Free Thinking
- Other names: Night Waves (1992–2014)
- Running time: 60 minutes
- Country of origin: United Kingdom
- Language: English
- Home station: BBC Radio 3 (1992–2024) BBC Radio 4 (2024–present)
- Hosted by: Various
- Original release: 15 September 1992 – present
- Audio format: Stereophonic sound
- Website: www.bbc.co.uk/programmes/b0144txn

= Free Thinking =

British radio programme

Free Thinking is a British radio programme broadcast on BBC Radio 4 every Friday night. It was previously broadcast on Radio 3 as part of its "After Dark" late night programming.
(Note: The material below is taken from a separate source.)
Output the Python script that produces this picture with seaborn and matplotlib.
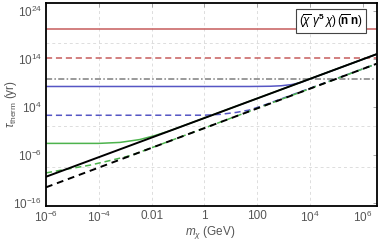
import matplotlib
matplotlib.use("Agg")
import matplotlib.pyplot as plt
import seaborn as sns
import numpy as np

# values, as log10(m / GeV) and log10(tau / yr)
red_solid_logm = [-6, 6.5]
red_solid_logt = [20.1, 20.1]
red_dash_logm = [-6, 6.5]
red_dash_logt = [14.15, 14.15]
gray_logm = [-6, 6.5]
gray_logt = [9.75, 9.75]

blue_solid_logm = [-6, 1.7, 2.5, 2.9, 3.3, 3.65, 4.2, 6.5]
blue_solid_logt = [8.2, 8.2, 8.25, 8.35, 8.6, 9.05, 10.2, 14.9]
blue_dash_logm = [-6, 0.0, 0.6, 1.2, 1.7, 2.2, 6.5]
blue_dash_logt = [2.2, 2.22, 2.4, 2.8, 3.3, 4.2, 12.9]

green_solid_logm = [-6, -4.0, -3.2, -2.45, -1.9, -1.3, 6.5]
green_solid_logt = [-3.65, -3.65, -3.45, -2.85, -2.05, -1.0, 14.9]
green_dash_logm = [-6, -5.45, -4.35, -3.6, -2.8, 6.5]
green_dash_logt = [-9.8, -9.25, -8.2, -7.25, -6.2, 12.9]

black_solid_logm = [-6, 6.5]
black_solid_logt = [-10.6, 14.9]
black_dash_logm = [-6, 6.5]
black_dash_logt = [-12.8, 12.9]

xticks = [1e-6, 1e-4, 1e-2, 1, 1e2, 1e4, 1e6]
xticklabels = [r'$10^{-6}$', r'$10^{-4}$', '0.01', '1', '100', r'$10^{4}$', r'$10^{6}$']
yticks = [1e-16, 1e-6, 1e4, 1e14, 1e24]
yticklabels = [r'$10^{-16}$', r'$10^{-6}$', r'$10^{4}$', r'$10^{14}$', r'$10^{24}$']
xgrid = [1e-4, 1e-2, 1, 1e2, 1e4]
ygrid_log = [17.2, 0.0, -8.6]

sns.set_style('white')
plt.rcParams['font.family'] = ['Liberation Sans', 'DejaVu Sans']
plt.rcParams['mathtext.fontset'] = 'custom'
plt.rcParams['mathtext.rm'] = 'Liberation Sans'
plt.rcParams['mathtext.it'] = 'Liberation Sans:italic'
plt.rcParams['mathtext.bf'] = 'Liberation Sans:bold'

fig = plt.figure(figsize=(3.82, 2.45), dpi=100)
ax = fig.add_axes([0.1204, 0.159, 0.8665, 0.829])

red = '#c65c5c'
blue = '#5656c4'
green = '#4db34d'
gray = '#7f7f7f'

def draw(logm, logt, color, lw=1.1, dashes=None):
    x = 10 ** np.array(logm, dtype=float)
    y = 10 ** np.array(logt, dtype=float)
    sns.lineplot(x=x, y=y, ax=ax, color=color, lw=lw, sort=False, estimator=None)
    if dashes is not None:
        ax.lines[-1].set_dashes(dashes)

ax.set_xscale('log')
ax.set_yscale('log')

for g in xgrid:
    ax.axvline(g, color='#dddddd', lw=0.7, ls=(0, (3, 3)), zorder=0)
for g in ygrid_log:
    ax.axhline(10 ** g, color='#dddddd', lw=0.7, ls=(0, (3, 3)), zorder=0)

draw(red_solid_logm, red_solid_logt, red)
draw(red_dash_logm, red_dash_logt, red, dashes=(4, 2.5))
draw(gray_logm, gray_logt, gray, dashes=(4, 1.5, 1, 1.5))
draw(blue_solid_logm, blue_solid_logt, blue)
draw(blue_dash_logm, blue_dash_logt, blue, dashes=(4, 2.5))
draw(green_solid_logm, green_solid_logt, green)
draw(green_dash_logm, green_dash_logt, green, dashes=(4, 2.5))
draw(black_solid_logm, black_solid_logt, 'black', lw=1.4)
draw(black_dash_logm, black_dash_logt, 'black', lw=1.4, dashes=(3.5, 2.5))

ax.set_xlim(1e-6, 10 ** 6.53)
ax.set_ylim(10 ** -16.7, 10 ** 25.6)

ax.set_xticks(xticks)
ax.set_xticklabels(xticklabels)
ax.set_yticks(yticks)
ax.set_yticklabels(yticklabels)
ax.minorticks_off()
ax.tick_params(direction='in', length=3, width=0.6, color='#999999',
               labelsize=8.5, labelcolor='#555555', top=True, right=True)
ax.tick_params(axis='x', pad=3)
ax.tick_params(axis='y', pad=3)

for s in ax.spines.values():
    s.set_color('black')
    s.set_linewidth(1.3)

ax.set_xlabel(r'$m_\chi$ (GeV)', fontsize=8.5, color='#555555')
ax.set_ylabel(r'$\tau_{\rm therm}$ (yr)', fontsize=8.5, color='#555555')
ax.xaxis.set_label_coords(0.495, -0.128)
ax.xaxis.label.set_va('center')
ax.yaxis.set_label_coords(-0.107, 0.5)
ax.yaxis.label.set_va('center')

ax.text(0.958, 0.955,
        r'$(\overline{\chi}\;\gamma^{\mathbf{5}}\,\chi)\,(\overline{\mathbf{n}}\;\mathbf{n})$',
        transform=ax.transAxes, ha='right', va='top', fontsize=8.5, color='black',
        bbox=dict(boxstyle='square,pad=0.25', fc='white', ec='#444444', lw=0.8))

fig.savefig('out.png', dpi=100)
The programme is a rebranded version of Night Waves, "Radio 3's flagship arts and ideas programme" that had been broadcast since 1992. Night Waves was broadcast every Monday to Thursday evening, except during the Proms season. Radio 3 rebranded Night Waves as Free Thinking from 7 January 2014, and reduced the number of first-time broadcasts per week from four to three (plus one repeat). It had a 45 minute running time on Radio 3 (from 10pm-10:45pm). In April 2024, the show was moved to Radio 4 where it is transmitted just once a week, but with a 60 minute running time (from 9pm-10pm).

==Format==
Programmes usually included a mix of interviews, reviews, previews, discussions, commissioned writing and reports. Some episodes included a single interview with a prominent figure in the worlds of arts or ideas. The programme's presenters include Matthew Sweet, Philip Dodd, Rana Mitter, Shahidha Bari and Anne McElvoy.

==Reception==
The Guardian said in May 2010: "...the king of radio arts programmes is undoubtedly Night Waves, a programme so clever that it regularly makes me stand still and listen, usually halfway to the dishwasher with a plate in my hand...It's the desire to untangle arguments, to lift up their corners and see what lurks there. There's a gleeful range of references too...and a relish for intelligent debate."